Sample acceleration clause:
In the event of default in the payment of any of the said installments or said interest when due as herein provided, time being of the essence hereof, the holder of this note may, without notice or demand, declare the entire principal sum then unpaid immediately due and payable.
Merger and integration clause (Entire agreement clause)
This clause basically states the entire agreement between the parties has been completely memorialized in the words of the contract. Thus, if there were ever a dispute as to the purpose of the contract, or the expected performance of the parties, a judge would only look to the language of the contract to decide the case. For example, say you agreed to buy goods from a merchant who would deliver them to you on a certain date. If a contract for this sale of goods included a merger and integration clause, the merchant would be precluded from later claiming you had agreed accept the goods on a different date. The contract language trumps whatever other agreements you may have had.
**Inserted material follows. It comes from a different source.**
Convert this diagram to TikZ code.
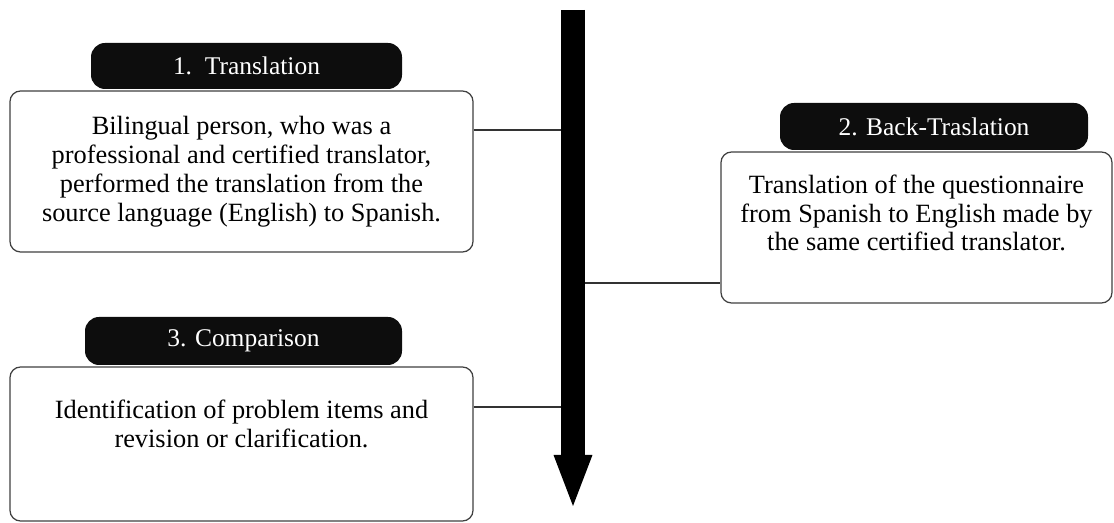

There is at least one exception worth knowing. In a dispute over a contract that includes a merger and acquisition clause a judge may allow in outside evidence in order to clear up language ambiguities, or to determine whether fraud was committed. However, outside evidence will not be admitted into court to directly contradict the written contract’s terms. For example, if during the signing of a contract one person thought the word “Soda” included fruit juices whereas the other party thought it included only carbonated beverages, outside evidence may be admissible and useful to clear up the initial confusion.
When faced with a contract that includes a merger and integration clause, it may be helpful to have a third party review the contract for ambiguities or missing elements. You may know what soda means, but without a clearly expressed definition the word is open to interpretation.
Sample merger and acquisition clause:
This Agreement and exhibits attached hereto constitute the entire agreement between the contracting parties concerning the subject matter hereof. All prior agreements, discussions, representations, warranties, and covenants are merged herein. There are no warranties, representations, covenants, or agreements, express or implied, between the parties except those expressly set forth in this agreement. This agreement may only be amended by a written document duly executed by all parties.
As a general rule, all contract terms and conditions are negotiable. If you ever have a question regarding what something in the contract means, it would be wise to research its meaning and consequences before signing. Ignorance of the law is not an excuse that will allow you to break a contract after it’s signed.